Under the contract, the ETS has created an exam that measures students’ progress toward learning the content of the state’s standards, and it is writing a series of high school exit exams. It has also hired CTB-McGraw Hill to administer tests that measure how well the state’s student perform against the national average. The testing service also offered to consult extensively with state and local policymakers about the state’s testing program. Among its tasks will be to help educators figure out all the tests they offer students—from the state-run exams to AP exams—and how they can simplify and improve the system.

“How they do in California will be very crucial to how they’re perceived in the quality of their products and in offering something different in terms of test analysis,” said Michael W. Kirst, a co-director of the research group Policy Analysis for California Education and an education professor at Stanford University.

But the ETS has many advantages in its competition for state contracts.

The ETS offers generous salaries and benefits. Mr. Landgraf’s salary in fiscal 2002 was $416,000, and he received another $126,000 in retirement and housing benefits. Most of the vice presidents make $200,000 or more a year, according to the nonprofit’s IRS tax document.

What’s more, the ETS has all of the trappings of academe. Its headquarters, outside Princeton, is a pastoral campus. Its top researchers are often published in leading assessment journals. And its employees often win tenured positions at the nation’s best universities.

All of that is important in a field that recruits its talent from the limited number of newly minted Ph.D.s, Mr. Kirst said.

While the California deal and other state contracts will help the ETS establish a foothold in precollegiate assessment, Mr. Landgraf wants the testing service to expand its reach into other portions of the K-12 world.

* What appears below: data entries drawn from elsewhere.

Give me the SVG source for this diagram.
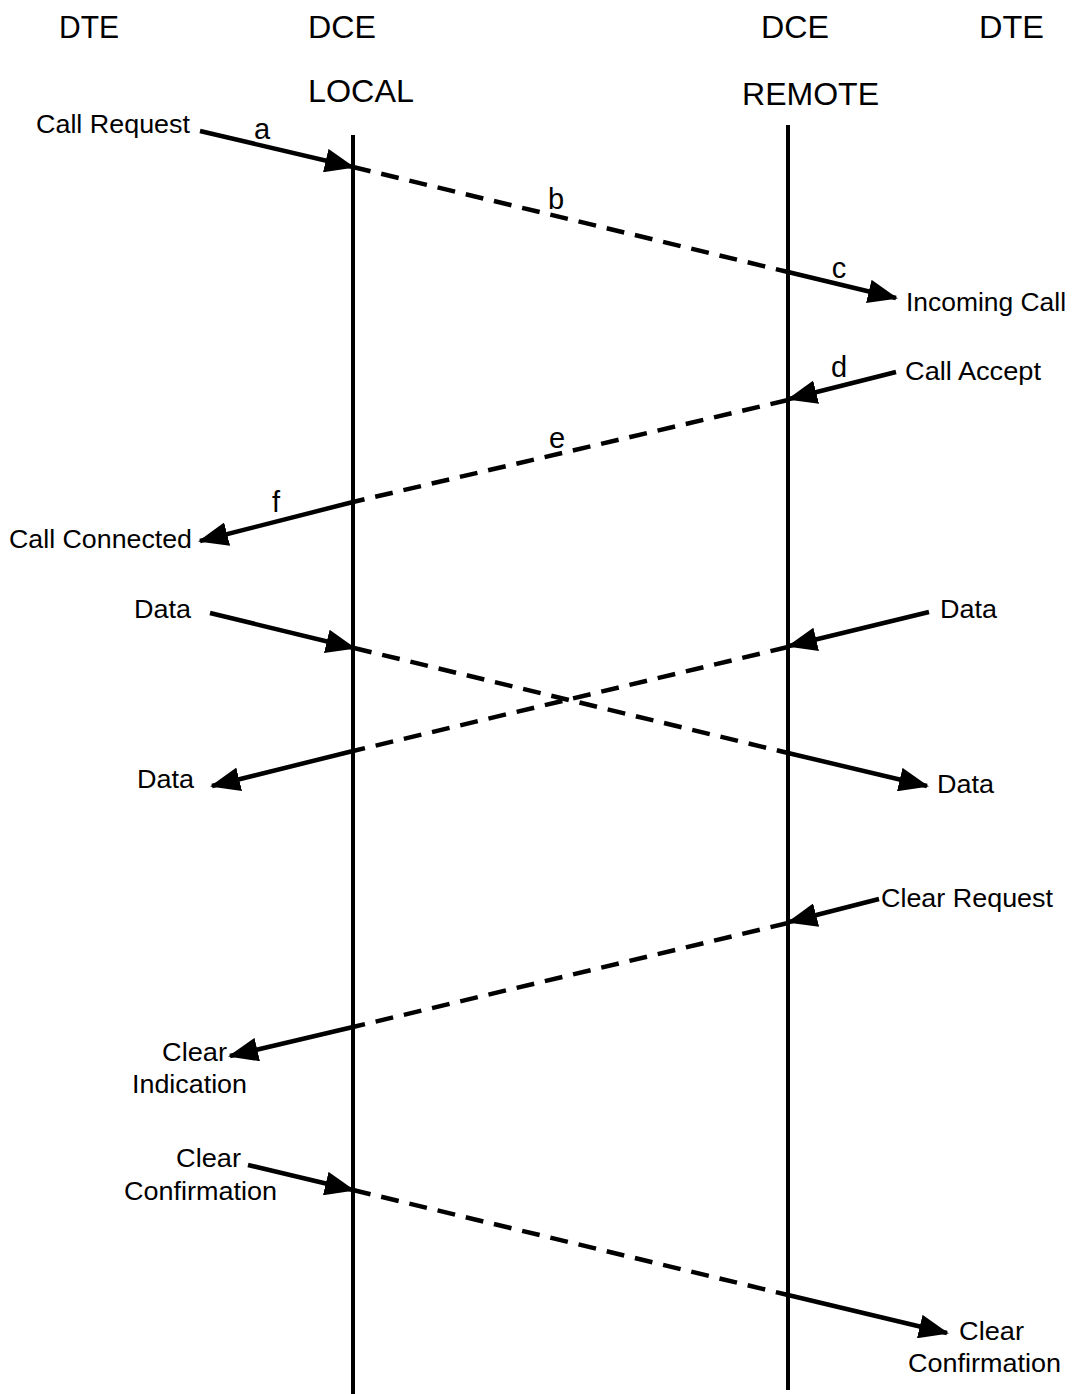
<svg xmlns="http://www.w3.org/2000/svg" width="1074" height="1394" viewBox="0 0 1074 1394">
<defs>
<marker id="ah" markerUnits="userSpaceOnUse" markerWidth="31" markerHeight="24" refX="28" refY="12" orient="auto">
<path d="M0,0 L30,12 L0,24 z" fill="#000"/>
</marker>
<style>
.hd{font-family:"Liberation Sans",Arial,sans-serif;font-size:32px;fill:#000}
.lb{font-family:"Liberation Sans",Arial,sans-serif;font-size:26px;fill:#000}
.lt{font-family:"Liberation Sans",Arial,sans-serif;font-size:29px;fill:#000;text-anchor:middle}
.ln{stroke:#000;stroke-width:4;fill:none}
.ar{stroke:#000;stroke-width:4.5;fill:none;marker-end:url(#ah)}
.ds{stroke:#000;stroke-width:4.5;fill:none;stroke-dasharray:18,11}
</style>
</defs>
<rect width="1074" height="1394" fill="#fff"/>
<g id="headers">
<text class="hd" x="59" y="38" textLength="60" lengthAdjust="spacingAndGlyphs">DTE</text>
<text class="hd" x="308" y="38" textLength="68" lengthAdjust="spacingAndGlyphs">DCE</text>
<text class="hd" x="761" y="38" textLength="68" lengthAdjust="spacingAndGlyphs">DCE</text>
<text class="hd" x="979" y="38" textLength="65" lengthAdjust="spacingAndGlyphs">DTE</text>
<text class="hd" x="308" y="102" textLength="106" lengthAdjust="spacingAndGlyphs">LOCAL</text>
<text class="hd" x="742" y="105" textLength="137" lengthAdjust="spacingAndGlyphs">REMOTE</text>
</g>
<g id="lifeline-local"><line class="ln" x1="353" y1="135" x2="353" y2="1394"/></g>
<g id="lifeline-remote"><line class="ln" x1="788" y1="125" x2="788" y2="1390"/></g>
<g id="connectors">
<line class="ar" x1="200" y1="131" x2="353" y2="167"/>
<line class="ds" x1="353" y1="167" x2="788" y2="272"/>
<line class="ar" x1="788" y1="272" x2="896" y2="298"/>
<line class="ar" x1="896" y1="372" x2="789" y2="399"/>
<line class="ds" x1="788" y1="400" x2="353" y2="502"/>
<line class="ar" x1="353" y1="502" x2="200" y2="541"/>
<line class="ar" x1="210" y1="613" x2="354" y2="648"/>
<line class="ds" x1="354" y1="648" x2="788" y2="753"/>
<line class="ar" x1="788" y1="753" x2="927" y2="786"/>
<line class="ar" x1="929" y1="612" x2="789" y2="646"/>
<line class="ds" x1="788" y1="647" x2="353" y2="751"/>
<line class="ar" x1="353" y1="751" x2="212" y2="786"/>
<line class="ar" x1="879" y1="899" x2="789" y2="922"/>
<line class="ds" x1="788" y1="923" x2="353" y2="1027"/>
<line class="ar" x1="353" y1="1027" x2="230" y2="1056"/>
<line class="ar" x1="248" y1="1165" x2="353" y2="1190"/>
<line class="ds" x1="353" y1="1190" x2="788" y2="1295"/>
<line class="ar" x1="788" y1="1295" x2="947" y2="1333"/>
</g>
<g id="step-letters">
<text class="lt" x="262" y="139">a</text>
<text class="lt" x="556" y="209">b</text>
<text class="lt" x="839" y="278">c</text>
<text class="lt" x="839" y="377">d</text>
<text class="lt" x="557" y="448">e</text>
<text class="lt" x="276" y="512">f</text>
</g>
<g id="labels">
<text class="lb" x="36" y="133" textLength="154" lengthAdjust="spacingAndGlyphs">Call Request</text>
<text class="lb" x="906" y="311" textLength="160" lengthAdjust="spacingAndGlyphs">Incoming Call</text>
<text class="lb" x="905" y="380" textLength="136" lengthAdjust="spacingAndGlyphs">Call Accept</text>
<text class="lb" x="9" y="548" textLength="183" lengthAdjust="spacingAndGlyphs">Call Connected</text>
<text class="lb" x="134" y="618" textLength="57" lengthAdjust="spacingAndGlyphs">Data</text>
<text class="lb" x="940" y="618" textLength="57" lengthAdjust="spacingAndGlyphs">Data</text>
<text class="lb" x="137" y="788" textLength="57" lengthAdjust="spacingAndGlyphs">Data</text>
<text class="lb" x="937" y="793" textLength="57" lengthAdjust="spacingAndGlyphs">Data</text>
<text class="lb" x="881" y="907" textLength="172" lengthAdjust="spacingAndGlyphs">Clear Request</text>
<text class="lb" x="162" y="1061" textLength="65" lengthAdjust="spacingAndGlyphs">Clear</text>
<text class="lb" x="132" y="1093" textLength="115" lengthAdjust="spacingAndGlyphs">Indication</text>
<text class="lb" x="176" y="1167" textLength="65" lengthAdjust="spacingAndGlyphs">Clear</text>
<text class="lb" x="124" y="1200" textLength="153" lengthAdjust="spacingAndGlyphs">Confirmation</text>
<text class="lb" x="959" y="1340" textLength="65" lengthAdjust="spacingAndGlyphs">Clear</text>
<text class="lb" x="908" y="1372" textLength="153" lengthAdjust="spacingAndGlyphs">Confirmation</text>
</g>
</svg>
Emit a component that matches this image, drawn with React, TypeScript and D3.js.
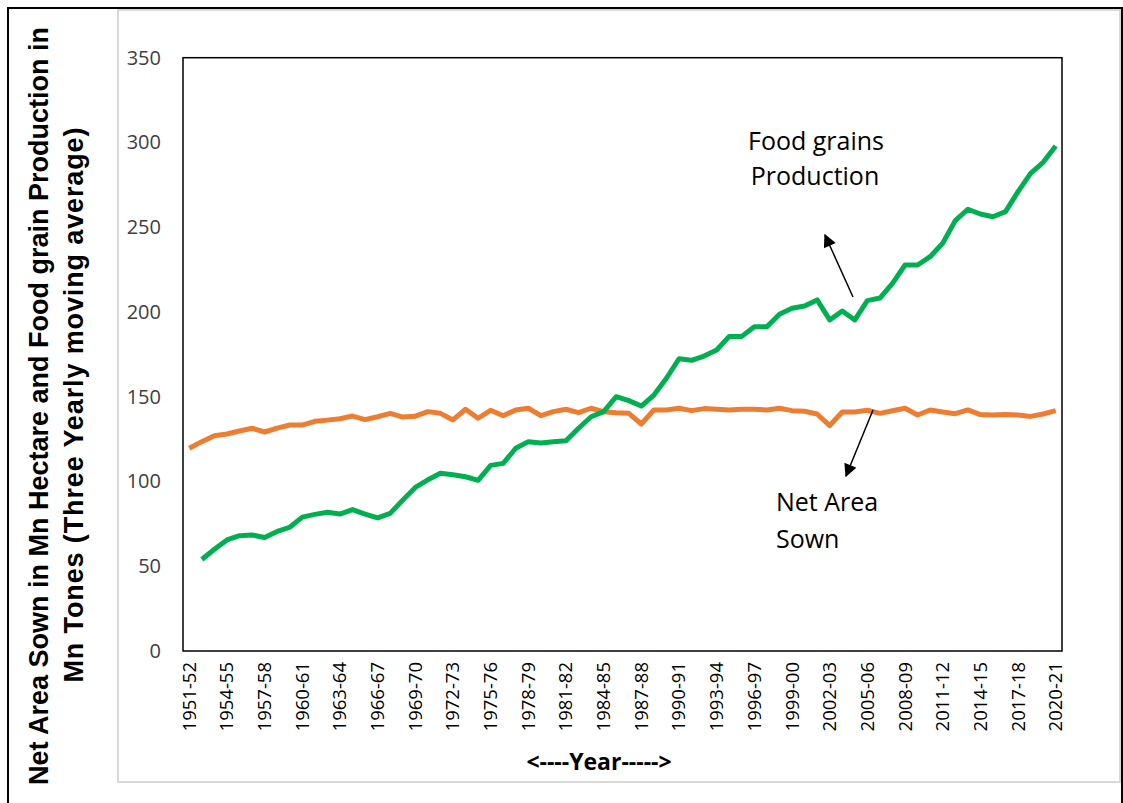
import React from 'react';
import * as d3 from 'd3';

// crop years (x categories)
const years = [
  '1951-52', '1952-53', '1953-54', '1954-55', '1955-56', '1956-57', '1957-58', '1958-59', '1959-60', '1960-61',
  '1961-62', '1962-63', '1963-64', '1964-65', '1965-66', '1966-67', '1967-68', '1968-69', '1969-70', '1970-71',
  '1971-72', '1972-73', '1973-74', '1974-75', '1975-76', '1976-77', '1977-78', '1978-79', '1979-80', '1980-81',
  '1981-82', '1982-83', '1983-84', '1984-85', '1985-86', '1986-87', '1987-88', '1988-89', '1989-90', '1990-91',
  '1991-92', '1992-93', '1993-94', '1994-95', '1995-96', '1996-97', '1997-98', '1998-99', '1999-00', '2000-01',
  '2001-02', '2002-03', '2003-04', '2004-05', '2005-06', '2006-07', '2007-08', '2008-09', '2009-10', '2010-11',
  '2011-12', '2012-13', '2013-14', '2014-15', '2015-16', '2016-17', '2017-18', '2018-19', '2019-20', '2020-21',
];

// Net area sown (Mn hectare)
const netAreaSown = [
  119.6, 123.5, 127, 128, 129.8, 131.4, 129.2, 131.5, 133.3, 133.3,
  135.5, 136.2, 137, 138.6, 136.5, 138.2, 140.2, 138, 138.5, 141.2,
  140.2, 136.3, 142.6, 137.3, 142, 138.8, 142.2, 143.2, 138.8, 141.2,
  142.6, 140.6, 143.2, 141.2, 140.6, 140.2, 133.9, 142.2, 142.2, 143.2,
  141.8, 143, 142.6, 142.2, 142.6, 142.6, 142.2, 143.2, 141.8, 141.4,
  139.8, 133, 141, 141, 142, 140.2, 141.7, 143.2, 139.2, 142.2,
  141, 140, 142.2, 139.5, 139.2, 139.5, 139.2, 138.4, 139.8, 141.8,
];

// Food grains production (Mn tonnes, 3-yr moving average)
const foodGrains: (number | null)[] = [
  null, 54, 60, 65.5, 68, 68.4, 67, 70.5, 73, 79,
  80.6, 81.8, 80.8, 83.4, 80.8, 78.5, 81.2, 89, 96.5, 101,
  104.8, 104, 102.8, 100.7, 109.5, 110.7, 119.6, 123.5, 122.7, 123.5,
  124, 131.4, 138.2, 141.2, 150, 147.7, 144.5, 151, 160.9, 172.4,
  171.5, 174, 177.6, 185.6, 185.6, 191.3, 191.3, 198.7, 202.2, 203.5,
  207.1, 195.3, 200.6, 195.3, 206.7, 208.2, 216.9, 227.7, 227.7, 232.6,
  240.5, 253.9, 260.6, 257.8, 256.2, 259.2, 271, 281.8, 288.3, 297.9,
];

const yTicks = [0, 50, 100, 150, 200, 250, 300, 350];

const plot = { left: 183, right: 1062, top: 57.7, bottom: 651 };

export default function App() {
  const x = d3.scalePoint<string>().domain(years).range([plot.left, plot.right]).padding(0.5);
  const y = d3.scaleLinear().domain([0, 350]).range([plot.bottom, plot.top]);

  const line = d3.line<number | null>()
    .defined(d => d != null)
    .x((_, i) => x(years[i]) as number)
    .y(d => y(d as number));

  const tickFont = "'Open Sans', 'DejaVu Sans', sans-serif";

  return (
    <svg width={1123} height={803} style={{ position: 'absolute', left: 0, top: 0, background: '#fff' }}>
      <defs>
        <marker id="arrow" viewBox="0 0 10 10" refX="9" refY="5" markerWidth="15" markerHeight="13"
          markerUnits="userSpaceOnUse" orient="auto">
          <path d="M0,0 L10,5 L0,10 z" fill="#000" />
        </marker>
      </defs>

      {/* outer frame + chart area frame */}
      <rect x={8} y={8} width={1114} height={820} fill="none" stroke="#000" strokeWidth={2} />
      <rect x={118} y={10} width={1002} height={772} fill="#fff" stroke="#d9d9d9" strokeWidth={2} />

      {/* y ticks */}
      {yTicks.map(t => (
        <text key={t} x={161} y={y(t)} dy="0.35em" textAnchor="end" fontSize={20}
          fontFamily={tickFont} fill="#404040">{t}</text>
      ))}

      {/* x tick labels, every third year */}
      {years.filter((_, i) => i % 3 === 0).map(c => (
        <text key={c} transform={`translate(${x(c)},662) rotate(-90)`} dy="0.35em" textAnchor="end"
          fontSize={18.5} fontFamily={tickFont} fill="#000">{c}</text>
      ))}

      <rect x={plot.left} y={plot.top} width={plot.right - plot.left} height={plot.bottom - plot.top}
        fill="none" stroke="#000" strokeWidth={1.5} />

      <path d={line(netAreaSown) || ''} fill="none" stroke="#ED7D31" strokeWidth={5} strokeLinejoin="round" />
      <path d={line(foodGrains) || ''} fill="none" stroke="#00B050" strokeWidth={5} strokeLinejoin="round" />

      {/* annotations */}
      <text x={816} y={150} textAnchor="middle" fontSize={25} fontFamily={tickFont} fill="#000">Food grains</text>
      <text x={815} y={185} textAnchor="middle" fontSize={25} fontFamily={tickFont} fill="#000">Production</text>
      <line x1={853} y1={297} x2={825} y2={235} stroke="#000" strokeWidth={1.5} markerEnd="url(#arrow)" />

      <text x={776} y={511} fontSize={25} fontFamily={tickFont} fill="#000">Net Area</text>
      <text x={776} y={548} fontSize={25} fontFamily={tickFont} fill="#000">Sown</text>
      <line x1={873} y1={410} x2={846} y2={476} stroke="#000" strokeWidth={1.5} markerEnd="url(#arrow)" />

      {/* axis titles */}
      <text x={599} y={770} textAnchor="middle" fontSize={23} fontWeight="bold"
        fontFamily={tickFont} fill="#000">{'<----Year----->'}</text>
      <g fontFamily="'Liberation Sans', Arial, sans-serif" fontWeight="bold" fontSize={27} fill="#000" textAnchor="middle">
        <text transform="translate(48,406) rotate(-90)">Net Area Sown in Mn Hectare and Food grain Production in</text>
        <text transform="translate(83,405) rotate(-90)" textLength={555} lengthAdjust="spacing">
          Mn Tones (Three Yearly moving average)
        </text>
      </g>
    </svg>
  );
}
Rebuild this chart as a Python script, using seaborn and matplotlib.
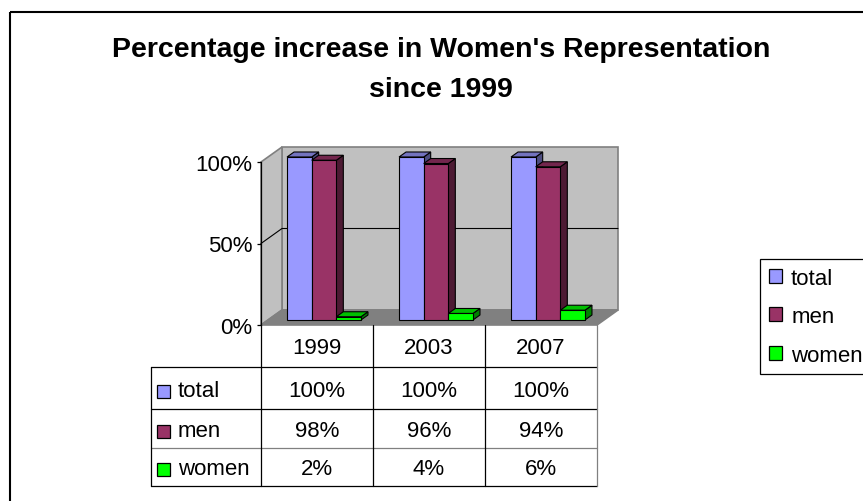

In California, for example, Mr. Landgraf said, the ETS’ West Coast office is marketing Pathwise, a professional-development program that offers teachers a variety of strategies to improve their teaching. The testing service already has a wide range of products that it believes might be helpful to K-12 schools. For instance, it is marketing its Assessment Wizard, a computer program that helps teachers design classroom tests.

Such efforts are only a start, Mr. Landgraf said. For him, being a contractor that provides tests to states is not enough. The testing service’s K-12 products are already the biggest growth area for the nonprofit, he said, and many more ideas in research and development.

“We must have wrap-around products,” he said.

Soon, he added, the ETS will be providing “anything to do with the improvement of teaching and learning.”